Covid-19: Study finds India missed early cases, lockdown was leaky
Although testing in India has since vastly improved, it is now the second worst-hit country in the world, with over 4.5 million cases.
Results of India's first nationwide study of prevailing coronavirus infections found that for every confirmed case detected in May, authorities were missing between 82 and 130 others.
At the time, India had confirmed around 35,000 cases and over 1,000 deaths. The study released on Thursday showed that 6.4 million people were likely infected. And the virus had already spread to India's villages, straining fragile health systems.

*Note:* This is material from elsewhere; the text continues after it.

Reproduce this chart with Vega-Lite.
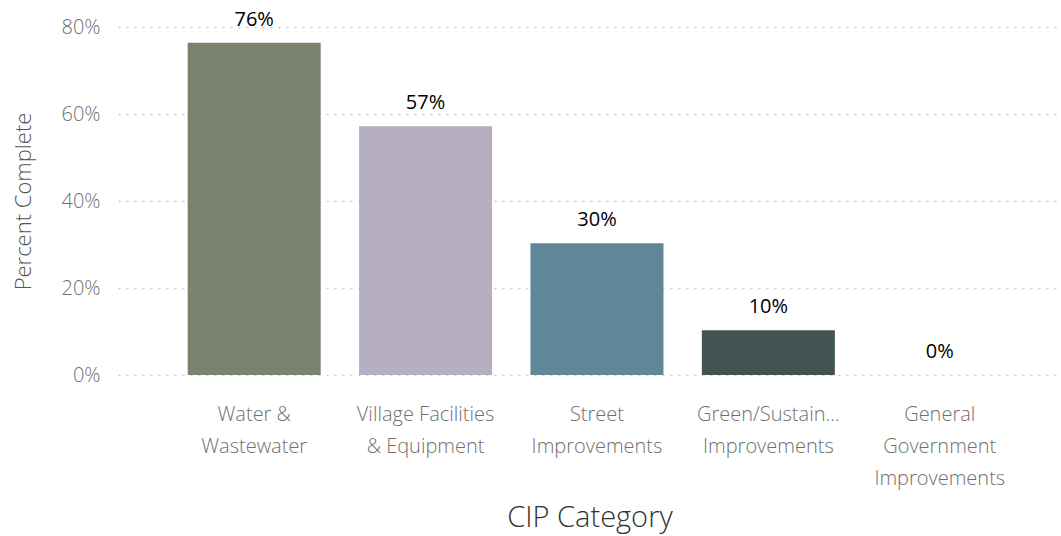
{
  "$schema": "https://vega.github.io/schema/vega-lite/v6.json",
  "autosize": {"type": "none"},
  "padding": {"left": 118, "top": 27, "right": 0, "bottom": 161},
  "width": 943,
  "height": 348,
  "background": "white",
  "config": {
    "view": {"stroke": null},
    "font": "Open Sans"
  },
  "data": {
    "values": [
      {"category": "Water & Wastewater", "pct": 0.764},
      {"category": "Village Facilities & Equipment", "pct": 0.572},
      {"category": "Street Improvements", "pct": 0.303},
      {"category": "Green/Sustainability Improvements", "pct": 0.103},
      {"category": "General Government Improvements", "pct": 0.0}
    ]
  },
  "encoding": {
    "x": {
      "field": "category",
      "type": "nominal",
      "sort": null,
      "scale": {"paddingInner": 0.224, "paddingOuter": 0.363, "align": 0.56},
      "axis": {
        "title": "CIP Category",
        "titleFont": "Open Sans",
        "titleFontWeight": 300,
        "titleFontSize": 29,
        "titleColor": "#333333",
        "titlePadding": 15,
        "labelAngle": 0,
        "labelFontSize": 20,
        "labelFontWeight": 300,
        "labelColor": "#707070",
        "labelLineHeight": 32,
        "labelPadding": 29,
        "labelBaseline": "top",
        "domain": false,
        "ticks": false,
        "grid": false,
        "labelExpr": "datum.value == 'Water & Wastewater' ? ['Water &', 'Wastewater'] : datum.value == 'Village Facilities & Equipment' ? ['Village Facilities', '& Equipment'] : datum.value == 'Street Improvements' ? ['Street', 'Improvements'] : datum.value == 'Green/Sustainability Improvements' ? ['Green/Sustain...', 'Improvements'] : ['General', 'Government', 'Improvements']"
      }
    },
    "y": {
      "field": "pct",
      "type": "quantitative",
      "scale": {"domain": [0, 0.8], "nice": false},
      "axis": {
        "title": "Percent Complete",
        "titleFont": "Open Sans",
        "titleFontWeight": 300,
        "titleFontSize": 22,
        "titleColor": "#555555",
        "titlePadding": 26,
        "format": ".0%",
        "values": [0, 0.2, 0.4, 0.6, 0.8],
        "labelFontSize": 20,
        "labelFontWeight": 300,
        "labelColor": "#707070",
        "labelPadding": 18,
        "domain": false,
        "ticks": false,
        "grid": true,
        "gridColor": "#c8c8c8",
        "gridDash": [2, 6],
        "gridWidth": 1.5
      }
    }
  },
  "layer": [
    {
      "mark": {"type": "bar"},
      "encoding": {
        "color": {
          "field": "category",
          "type": "nominal",
          "sort": null,
          "scale": {
            "domain": ["Water & Wastewater", "Village Facilities & Equipment", "Street Improvements", "Green/Sustainability Improvements", "General Government Improvements"],
            "range": ["#78826c", "#b6aec1", "#608797", "#435553", "#8a8a8a"]
          },
          "legend": null
        }
      }
    },
    {
      "mark": {"type": "text", "baseline": "alphabetic", "dy": -17, "fontSize": 20, "color": "#000000", "font": "Open Sans"},
      "encoding": {
        "text": {"field": "pct", "type": "quantitative", "format": ".0%"}
      }
    }
  ]
}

Experts say the study confirms India's limited and restrictive testing masked the actual toll and underlines the fact that the harsh lockdown was only able to slow the spread of the virus, not sever the chain of transmission.
The study tested 28,000 people for proteins produced in response to the virus in villages and towns across 70 districts in 21 Indian states between May 11 to June 14. The peer-reviewed study was conducted by scientists from the Indian Council of Medical Research, India's apex medical research body, and published in their in-house medical journal.
Around 70 per cent of those who tested positive during the study were from villages, indicating that the lockdown was unable to stop the virus from entering rural areas. The study found that 16 per cent were from urban slum areas, and the rest from other urban areas.
The study also found antibodies in people who lived in districts that hadn't yet reported a case and didn't have laboratories to test for cases when the survey was conducted.
Experts believe the missed infections likely contributed to the spread of the virus. Although testing in India has since vastly improved, it is now the second worst-hit country in the world, with over 4.5 million cases and more than 76,000 deaths.
But even these results could be an underestimate of how many people were infected in May since the two types of tests scientists used in the study aren't the most accurate, said Dr. Gagandeep Kang, an infectious diseases expert at the Christian Medical College in southern Vellore city who wasn't involved with the project.
India's lockdown of 1.3 billion people was necessitated by its initial sluggish response to the virus. But millions lost their jobs, and thousands, fearing starvation, poured out of cities to try and get back to their rural homes. The economy shrunk by nearly 24 per cent in the last quarter, the most of any major country.
The viral spread to rural areas and small towns as early as May shows that the lockdown was "leaky," said retired virologist and pediatrician Dr. T. Jacob John. He faulted the government for not immediately moving away from a strategy of a nationwide lockdown to a more localized approach aimed at trying to balance the management of the disease and keeping the economy alive.
He said that the time for containment had long passed and India now needs to focus on trying to reduce deaths, while tentatively trying to kick-start the economy.
"Now that the horses are all outside the barn, locking the door isn't going to help very much," he said.